SOURCE DATA:

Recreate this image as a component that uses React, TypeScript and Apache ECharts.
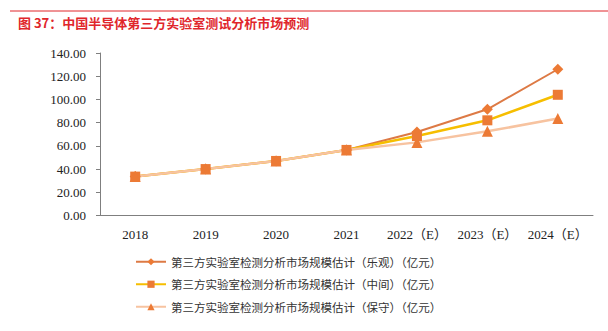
import React, { useEffect, useRef } from "react";
import * as echarts from "echarts";

const categories = ["2018", "2019", "2020", "2021", "2022（E）", "2023（E）", "2024（E）"];
const optimistic = [33.5, 40, 47, 56.5, 72, 91.5, 126];
const middle = [33.5, 40, 47, 56.5, 68.5, 82, 104];
const conservative = [33.5, 40, 47, 56.5, 63, 72.5, 83.5];
const seriesNames = [
  "第三方实验室检测分析市场规模估计（乐观）（亿元）",
  "第三方实验室检测分析市场规模估计（中间）（亿元）",
  "第三方实验室检测分析市场规模估计（保守）（亿元）",
];
const title = "图 37：中国半导体第三方实验室测试分析市场预测";

export default function App() {
  const ref = useRef<HTMLDivElement>(null);
  useEffect(() => {
    if (!ref.current) return;
    const chart = echarts.init(ref.current, undefined, { renderer: "svg" });
    const serif = "'Liberation Serif', 'Noto Sans CJK SC', serif";
    chart.setOption({
      animation: false,
      backgroundColor: "#ffffff",
      title: {
        text: title,
        left: 13,
        top: 11,
        textStyle: {
          color: "#E0262B",
          fontSize: 13,
          fontWeight: "bold",
          fontFamily: "'Noto Sans CJK SC', sans-serif",
        },
      },
      graphic: [
        {
          type: "line",
          shape: { x1: 10, y1: 11, x2: 608, y2: 11 },
          style: { stroke: "#E0262B", lineWidth: 1 },
        },
      ],
      grid: { left: 100, right: 15, top: 53, bottom: 115.5, containLabel: false },
      legend: {
        orient: "vertical",
        left: 130,
        top: 251,
        itemWidth: 30,
        itemHeight: 9,
        itemGap: 11,
        textStyle: {
          fontSize: 11.5,
          color: "#333",
          fontFamily: "'Noto Sans CJK SC', sans-serif",
        },
        data: seriesNames,
      },
      xAxis: {
        type: "category",
        data: categories,
        boundaryGap: true,
        axisLine: { lineStyle: { color: "#7f7f7f", width: 1 } },
        axisTick: { show: false },
        axisLabel: {
          color: "#222",
          fontSize: 13,
          fontFamily: serif,
          margin: 12,
          interval: 0,
        },
      },
      yAxis: {
        type: "value",
        min: 0,
        max: 140,
        interval: 20,
        splitLine: { show: false },
        axisLine: { show: true, lineStyle: { color: "#7f7f7f", width: 1 } },
        axisTick: { show: true, length: 4, lineStyle: { color: "#7f7f7f" } },
        axisLabel: {
          color: "#222",
          fontSize: 13,
          fontFamily: serif,
          margin: 14,
          formatter: (v: number) => v.toFixed(2),
        },
      },
      series: [
        {
          name: seriesNames[0],
          type: "line",
          data: optimistic,
          symbol: "diamond",
          symbolSize: 11,
          lineStyle: { color: "#DD7A45", width: 2 },
          itemStyle: { color: "#EC7A35" },
        },
        {
          name: seriesNames[1],
          type: "line",
          data: middle,
          symbol: "rect",
          symbolSize: 10,
          lineStyle: { color: "#F6BE00", width: 2.5 },
          itemStyle: { color: "#EC7A35" },
        },
        {
          name: seriesNames[2],
          type: "line",
          data: conservative,
          symbol: "triangle",
          symbolSize: 11,
          lineStyle: { color: "#F7C3A0", width: 2.5 },
          itemStyle: { color: "#EC7A35" },
        },
      ],
    });
    return () => chart.dispose();
  }, []);
  return (
    <div
      ref={ref}
      style={{ position: "fixed", left: 0, top: 0, width: 608, height: 331 }}
    />
  );
}
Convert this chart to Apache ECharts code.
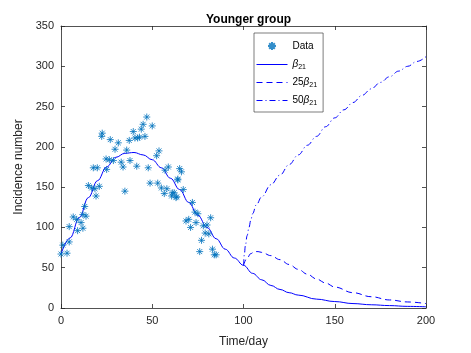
<!DOCTYPE html>
<html>
<head>
<meta charset="utf-8">
<script src="https://cdn.jsdelivr.net/npm/echarts@6/dist/echarts.min.js"></script>
<style>
html,body{margin:0;padding:0;background:#fff;}
#chart{width:471px;height:353px;}
</style>
</head>
<body>
<div id="chart"></div>
<script>
// Observed data (asterisks)
var dataDays = [0,1,3.3,4.5,4.5,6.7,8.6,9.1,11,12,12,13,13.7,15,16.8,17.7,18.6,19.2,19.9,21,22.3,22.6,24.7,25,26.5,27,28.7,29.6,31.4,33,34,35,36,37.4,37.8,39.6,40.5,41.5,42,43,44,45,46,47,47.8,48.8,50,52.4,53,53.7,55,56.6,57,58,58.8,60.6,61,62,63,63.4,64,64,65,66,67,68.5,70,71,72,73.4,74,75,76,77,78,79,80,81,82,83,84,85];
var dataValues = [67,78,68,82,101,113,110,96,106,99,116,126,114,152,149,174,148,139,174,151,213,217,185,172,184,209,183,197,205,181,175,145,196,208,183,219,211,176,211,212,222,228,213,237,174,155,226,189,155,195,149,142,171,148,175,139,143,143,137,138,159,160,173,169,147,108,110,100,131,119,106,117,70,84,102,93,103,92,112,73,66,66];

// beta21 model curve
var baseDays = [0,5,10,15,20,25,30,35,40,45,50,55,60,65,70,75,80,85,90,95,100,105,110,115,120,125,130,140,150,160,170,180,190,200];
var baseValues = [67,87,112,137,158,175,187,192,193,190,184,174,161,147,131,115,100,86,73,62,53,43,35,28,23,19,16,11,8,5.5,4,3,2,1.5];

// 25 beta21 curve
var x25Days = [100,102,104,106,108,110,115,120,125,130,135,140,145,150,160,170,180,190,200];
var x25Values = [53,62,67.5,70,70,69,65,60,54,48,42,36,31,26,19,14,10,7.5,5.5];

// 50 beta21 curve
var x50Days = [100,100.5,101,102,103,104,105,107,110,115,120,125,130,135,140,145,150,155,160,165,170,175,180,185,190,195,200];
var x50Values = [53,67,77,90,100,109,117,128,138,153,165,178,190,202,213,225,236,246,255,264,272,280,287,294,300,306,312];

var xTicks = [0,50,100,150,200];
var yTicks = [0,50,100,150,200,250,300,350];

function pairs(xs, ys){ return xs.map(function(x,i){ return [x, ys[i]]; }); }

var chart = echarts.init(document.getElementById('chart'), null, {renderer:'canvas'});
var axisColor = '#262626';
var fontFam = '"Liberation Sans", Arial, Helvetica, sans-serif';
var star = 'path://M5,0L5,10M0,5L10,5M1.46,1.46L8.54,8.54M1.46,8.54L8.54,1.46';
var starLegend = 'path://M-2.5,-2.5M12.5,12.5M5,0L5,10M0,5L10,5M1.46,1.46L8.54,8.54M1.46,8.54L8.54,1.46';
var lineBlue = '#0000ff';

var richLegend = {
  n: {fontSize:10, fontFamily: fontFam, color:'#000'},
  b: {fontSize:10, fontFamily: fontFam, fontStyle:'italic', color:'#000'},
  s: {fontSize:7, fontFamily: fontFam, color:'#000', padding:[6,0,0,0]}
};

chart.setOption({
  animation:false,
  backgroundColor:'#fff',
  title:{
    text:'Younger group',
    left:243.5, textAlign:'center', top:9,
    textStyle:{fontSize:12, fontWeight:'bold', color:'#000', fontFamily: fontFam}
  },
  grid:{left:61, right:45, top:26, bottom:39, containLabel:false},
  legend:{
    orient:'vertical',
    left:254, top:33,
    width:72,
    backgroundColor:'#fff',
    borderColor:'#262626', borderWidth:0.6,
    padding:[6,6,5,2],
    itemWidth:31, itemHeight:12, itemGap:5,
    textStyle:{fontSize:10, fontFamily: fontFam, color:'#000', lineHeight:13, rich: richLegend},
    data:[
      {name:'Data', icon: starLegend},
      {name:'b1', itemStyle:{opacity:0}, lineStyle:{width:1}},
      {name:'b25', itemStyle:{opacity:0}, lineStyle:{width:1}},
      {name:'b50', itemStyle:{opacity:0}, lineStyle:{width:1}}
    ],
    formatter:function(name){
      if(name==='Data') return '{n|Data}';
      if(name==='b1') return '{b|β}{s|21}';
      if(name==='b25') return '{n|25}{b|β}{s|21}';
      return '{n|50}{b|β}{s|21}';
    }
  },
  xAxis:[{
    type:'value', min:0, max:200, interval:50,
    name:'Time/day', nameLocation:'middle', nameGap:28,
    nameTextStyle:{fontSize:12, color:axisColor, fontFamily: fontFam},
    axisLine:{show:true, onZero:false, lineStyle:{color:axisColor, width:0.8}},
    axisTick:{show:true, inside:true, length:4, lineStyle:{color:axisColor, width:0.8}},
    axisLabel:{fontSize:11, color:axisColor, margin:7, fontFamily: fontFam},
    splitLine:{show:false}
  },{
    type:'value', min:0, max:200, interval:50, position:'top',
    axisLine:{show:true, onZero:false, lineStyle:{color:axisColor, width:0.8}},
    axisTick:{show:true, inside:true, length:4, lineStyle:{color:axisColor, width:0.8}},
    axisLabel:{show:false}, splitLine:{show:false}
  }],
  yAxis:[{
    type:'value', min:0, max:350, interval:50,
    name:'Incidence number', nameLocation:'middle', nameGap:33,
    nameTextStyle:{fontSize:12, color:axisColor, fontFamily: fontFam},
    axisLine:{show:true, onZero:false, lineStyle:{color:axisColor, width:0.8}},
    axisTick:{show:true, inside:true, length:4, lineStyle:{color:axisColor, width:0.8}},
    axisLabel:{fontSize:11, color:axisColor, margin:7, fontFamily: fontFam},
    splitLine:{show:false}
  },{
    type:'value', min:0, max:350, interval:50, position:'right',
    axisLine:{show:true, onZero:false, lineStyle:{color:axisColor, width:0.8}},
    axisTick:{show:true, inside:true, length:4, lineStyle:{color:axisColor, width:0.8}},
    axisLabel:{show:false}, splitLine:{show:false}
  }],
  series:[
    {
      name:'Data', type:'scatter',
      symbol: star, symbolSize:7,
      itemStyle:{color:'rgba(0,0,0,0)', borderColor:'#0072BD', borderWidth:1},
      data: pairs(dataDays, dataValues),
      z:3
    },
    {
      name:'b1', type:'line', symbol:'none', smooth:0.4, smoothMonotone:'x',
      lineStyle:{color:lineBlue, width:1, type:'solid'},
      itemStyle:{color:lineBlue},
      data: pairs(baseDays, baseValues), z:2
    },
    {
      name:'b25', type:'line', symbol:'none', smooth:0.4, smoothMonotone:'x',
      lineStyle:{color:lineBlue, width:1, type:[6,4]},
      itemStyle:{color:lineBlue},
      data: pairs(x25Days, x25Values), z:2
    },
    {
      name:'b50', type:'line', symbol:'none', smooth:0.4, smoothMonotone:'x',
      lineStyle:{color:lineBlue, width:1, type:[6,3,1,3]},
      itemStyle:{color:lineBlue},
      data: pairs(x50Days, x50Values), z:2
    }
  ]
});
</script>
</body>
</html>
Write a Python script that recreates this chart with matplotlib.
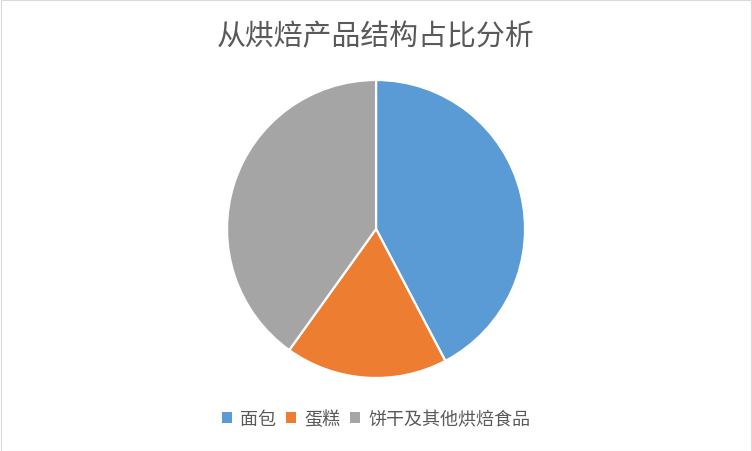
import matplotlib.pyplot as plt
from matplotlib.patches import Rectangle

plt.rcParams['font.family'] = ['Noto Sans CJK SC', 'DejaVu Sans']

# Data
labels = ['面包', '蛋糕', '饼干及其他烘焙食品']
shares = [42.3, 17.6, 40.1]
colors = ['#5B9BD5', '#ED7D31', '#A5A5A5']

fig = plt.figure(figsize=(7.52, 4.52), dpi=100)
fig.patches.append(Rectangle((0.5 / 752, 0.5 / 452), 1 - 1.5 / 752, 1 - 1.5 / 452,
                             transform=fig.transFigure, fill=False,
                             edgecolor='#D9D9D9', linewidth=0.8))

ax = fig.add_axes([0.3019, 0.1615, 0.3963, 0.6593])
wedges, _ = ax.pie(shares, colors=colors, startangle=90, counterclock=False,
                   wedgeprops=dict(edgecolor='white', linewidth=1.6))
ax.set_xlim(-1.0, 1.0)
ax.set_ylim(-1.0, 1.0)
ax.set_aspect('equal')
ax.axis('off')

fig.text(0.5, 0.918, '从烘焙产品结构占比分析', ha='center', va='center',
         fontsize=20.8, color='#595959')

leg = fig.legend(wedges, labels, loc='center', bbox_to_anchor=(0.5, 0.071),
                 ncol=3, frameon=False, fontsize=13, handlelength=0.55,
                 handleheight=0.55, handletextpad=0.45, columnspacing=0.55,
                 labelcolor='#595959')
for h in leg.legend_handles:
    h.set_edgecolor('none')

fig.savefig('out.png', dpi=100)
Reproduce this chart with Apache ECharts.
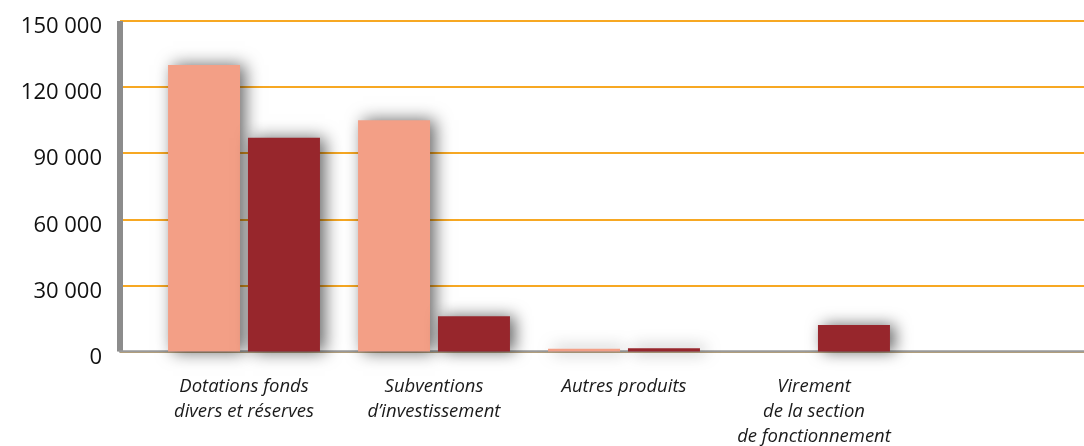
<!DOCTYPE html>
<html>
<head>
<meta charset="utf-8">
<script src="https://cdn.jsdelivr.net/npm/echarts@6/dist/echarts.min.js"></script>
<style>
html,body{margin:0;padding:0;background:#fff;}
#c{width:1084px;height:446px;}
</style>
</head>
<body>
<div id="c"></div>
<script>
const categories = ['Dotations fonds\ndivers et réserves', 'Subventions\nd\u2019investissement', 'Autres produits', 'Virement\nde la section\nde fonctionnement'];
const seriesLight = [130000, 105000, 1200, 0];
const seriesDark = [97000, 16000, 1500, 12000];
const yTicks = {min: 0, max: 150000, interval: 30000};

function fmt(v){ return String(v).replace(/\B(?=(\d{3})+(?!\d))/g, ' '); }

const chart = echarts.init(document.getElementById('c'), null, {renderer: 'canvas'});
const shadow = {shadowBlur: 16, shadowColor: 'rgba(0,0,0,0.6)', shadowOffsetX: 5, shadowOffsetY: 0};
chart.setOption({
  animation: false,
  grid: [
    {left: 120, right: 0, top: 21, height: 330.5, outerBoundsMode: 'none', containLabel: false},
    {left: 149, width: 760, top: 21, height: 330.5, outerBoundsMode: 'none', containLabel: false},
    {left: 120, right: 0, top: 27, height: 330.5, outerBoundsMode: 'none', containLabel: false}
  ],
  xAxis: [
    {gridIndex: 0, type: 'value', min: 0, max: 1, axisLabel: {show: false}, axisTick: {show: false}, splitLine: {show: false},
     axisLine: {show: true, lineStyle: {color: '#9a9a9a', width: 2.5}}},
    {gridIndex: 1, type: 'category', data: categories,
     axisLine: {show: false}, axisTick: {show: false},
     axisLabel: {margin: 23, fontFamily: 'Open Sans', fontStyle: 'italic', fontSize: 18.5, lineHeight: 25, color: '#1a1a1a', interval: 0}},
    {gridIndex: 2, type: 'value', min: 0, max: 1, show: false}
  ],
  yAxis: [
    {gridIndex: 0, type: 'value', min: yTicks.min, max: yTicks.max, interval: yTicks.interval,
     axisLine: {show: true, lineStyle: {color: '#8c8c8c', width: 6, cap: 'butt'}}, axisTick: {show: false},
     axisLabel: {show: false},
     splitLine: {show: true, lineStyle: {color: '#F7A823', width: 2}}},
    {gridIndex: 1, type: 'value', min: yTicks.min, max: yTicks.max, interval: yTicks.interval,
     axisLine: {show: false}, axisTick: {show: false}, axisLabel: {show: false}, splitLine: {show: false}},
    {gridIndex: 2, type: 'value', min: yTicks.min, max: yTicks.max, interval: yTicks.interval,
     axisLine: {show: false}, axisTick: {show: false}, splitLine: {show: false},
     axisLabel: {formatter: fmt, fontFamily: 'Open Sans', fontSize: 22, color: '#111', margin: 18}}
  ],
  series: [
    {type: 'bar', xAxisIndex: 1, yAxisIndex: 1, data: seriesLight, barWidth: 72, barGap: '11%',
     itemStyle: Object.assign({color: '#F39F86'}, shadow)},
    {type: 'bar', xAxisIndex: 1, yAxisIndex: 1, data: seriesDark, barWidth: 72, barGap: '11%',
     itemStyle: Object.assign({color: '#97262C'}, shadow)}
  ]
});
</script>
</body>
</html>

PROBLEM STATEMENT: Omit the pictures, then repeat exactly each line from the beginning of the listing through the line with "import * as".

EXERCISE ANSWER:
Recreate this image as a component that uses React, TypeScript and Apache ECharts.
import React, { useEffect, useRef } from "react";
import * as echarts from "echarts";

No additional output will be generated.